| EXERCISE AIM |
Repeat what the lines below say, word for word, and skip every image.

───── EXTRACTED RECORDS

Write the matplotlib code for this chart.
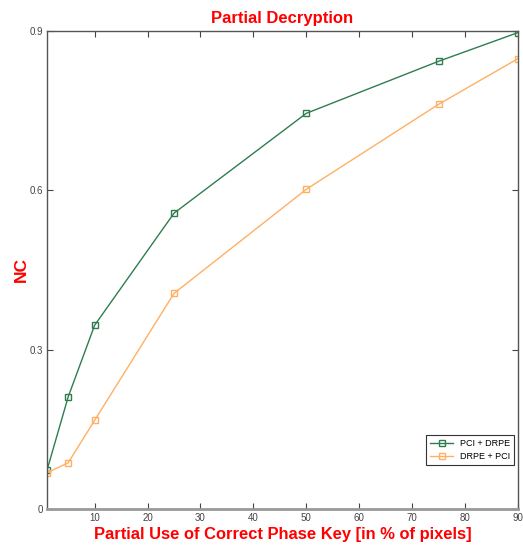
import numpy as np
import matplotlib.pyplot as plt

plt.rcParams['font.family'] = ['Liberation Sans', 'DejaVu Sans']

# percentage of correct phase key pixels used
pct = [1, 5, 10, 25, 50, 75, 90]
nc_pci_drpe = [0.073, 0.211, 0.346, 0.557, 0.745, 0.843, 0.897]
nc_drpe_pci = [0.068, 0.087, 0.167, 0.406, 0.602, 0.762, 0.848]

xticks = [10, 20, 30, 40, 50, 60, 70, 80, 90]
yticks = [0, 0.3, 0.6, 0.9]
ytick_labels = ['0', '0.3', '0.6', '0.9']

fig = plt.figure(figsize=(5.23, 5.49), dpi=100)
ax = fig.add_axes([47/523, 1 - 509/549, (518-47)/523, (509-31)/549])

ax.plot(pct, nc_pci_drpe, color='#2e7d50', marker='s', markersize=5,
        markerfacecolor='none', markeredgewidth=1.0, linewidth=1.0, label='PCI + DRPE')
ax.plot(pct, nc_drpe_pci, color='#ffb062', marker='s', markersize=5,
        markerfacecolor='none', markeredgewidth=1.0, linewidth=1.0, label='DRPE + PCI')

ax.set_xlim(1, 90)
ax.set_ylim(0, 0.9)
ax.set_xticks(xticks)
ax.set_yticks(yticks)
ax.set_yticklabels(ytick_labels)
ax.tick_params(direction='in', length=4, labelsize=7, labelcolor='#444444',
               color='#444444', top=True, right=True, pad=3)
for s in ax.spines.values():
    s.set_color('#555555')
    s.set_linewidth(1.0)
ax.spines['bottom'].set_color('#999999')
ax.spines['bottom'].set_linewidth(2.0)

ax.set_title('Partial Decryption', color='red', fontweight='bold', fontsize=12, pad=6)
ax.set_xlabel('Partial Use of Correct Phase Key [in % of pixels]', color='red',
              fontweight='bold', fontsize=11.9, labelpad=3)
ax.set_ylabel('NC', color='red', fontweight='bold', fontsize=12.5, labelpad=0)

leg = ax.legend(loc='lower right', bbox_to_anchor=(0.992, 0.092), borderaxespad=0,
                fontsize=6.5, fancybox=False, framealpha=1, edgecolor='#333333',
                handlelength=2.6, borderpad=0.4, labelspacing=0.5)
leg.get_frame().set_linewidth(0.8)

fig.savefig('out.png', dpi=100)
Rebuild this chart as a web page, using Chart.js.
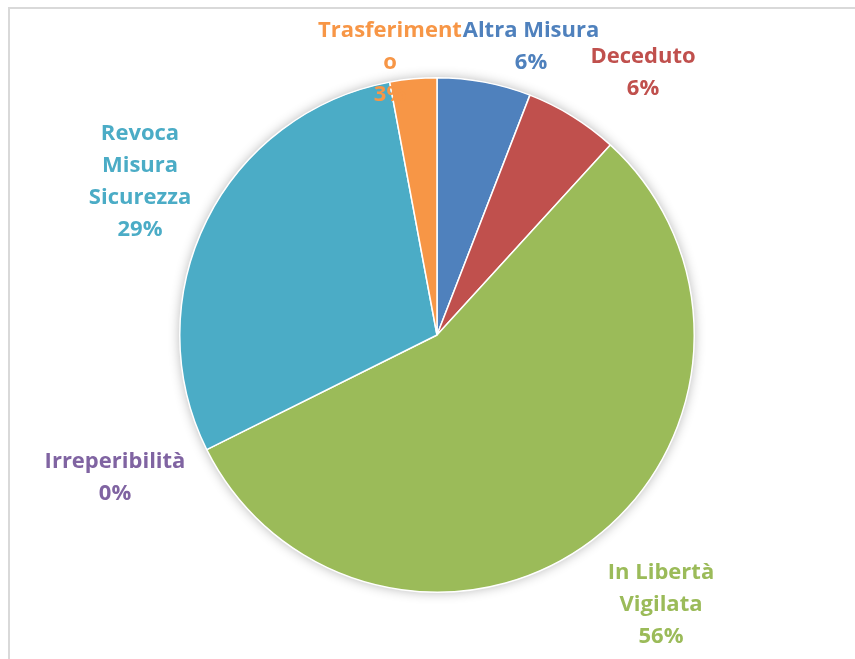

──────────

| SOLVED PROBLEM |
Write the matplotlib code for this chart.
import numpy as np
import matplotlib.pyplot as plt

plt.rcParams['font.family'] = ['Liberation Sans', 'DejaVu Sans']

# percentage of correct phase key pixels used
pct = [1, 5, 10, 25, 50, 75, 90]
nc_pci_drpe = [0.073, 0.211, 0.346, 0.557, 0.745, 0.843, 0.897]
nc_drpe_pci = [0.068, 0.087, 0.167, 0.406, 0.602, 0.762, 0.848]

xticks = [10, 20, 30, 40, 50, 60, 70, 80, 90]
yticks = [0, 0.3, 0.6, 0.9]
ytick_labels = ['0', '0.3', '0.6', '0.9']

fig = plt.figure(figsize=(5.23, 5.49), dpi=100)
ax = fig.add_axes([47/523, 1 - 509/549, (518-47)/523, (509-31)/549])

ax.plot(pct, nc_pci_drpe, color='#2e7d50', marker='s', markersize=5,
        markerfacecolor='none', markeredgewidth=1.0, linewidth=1.0, label='PCI + DRPE')
ax.plot(pct, nc_drpe_pci, color='#ffb062', marker='s', markersize=5,
        markerfacecolor='none', markeredgewidth=1.0, linewidth=1.0, label='DRPE + PCI')

ax.set_xlim(1, 90)
ax.set_ylim(0, 0.9)
ax.set_xticks(xticks)
ax.set_yticks(yticks)
ax.set_yticklabels(ytick_labels)
ax.tick_params(direction='in', length=4, labelsize=7, labelcolor='#444444',
               color='#444444', top=True, right=True, pad=3)
for s in ax.spines.values():
    s.set_color('#555555')
    s.set_linewidth(1.0)
ax.spines['bottom'].set_color('#999999')
ax.spines['bottom'].set_linewidth(2.0)

ax.set_title('Partial Decryption', color='red', fontweight='bold', fontsize=12, pad=6)
ax.set_xlabel('Partial Use of Correct Phase Key [in % of pixels]', color='red',
              fontweight='bold', fontsize=11.9, labelpad=3)
ax.set_ylabel('NC', color='red', fontweight='bold', fontsize=12.5, labelpad=0)

leg = ax.legend(loc='lower right', bbox_to_anchor=(0.992, 0.092), borderaxespad=0,
                fontsize=6.5, fancybox=False, framealpha=1, edgecolor='#333333',
                handlelength=2.6, borderpad=0.4, labelspacing=0.5)
leg.get_frame().set_linewidth(0.8)

fig.savefig('out.png', dpi=100)
Rebuild this chart as a web page, using Chart.js.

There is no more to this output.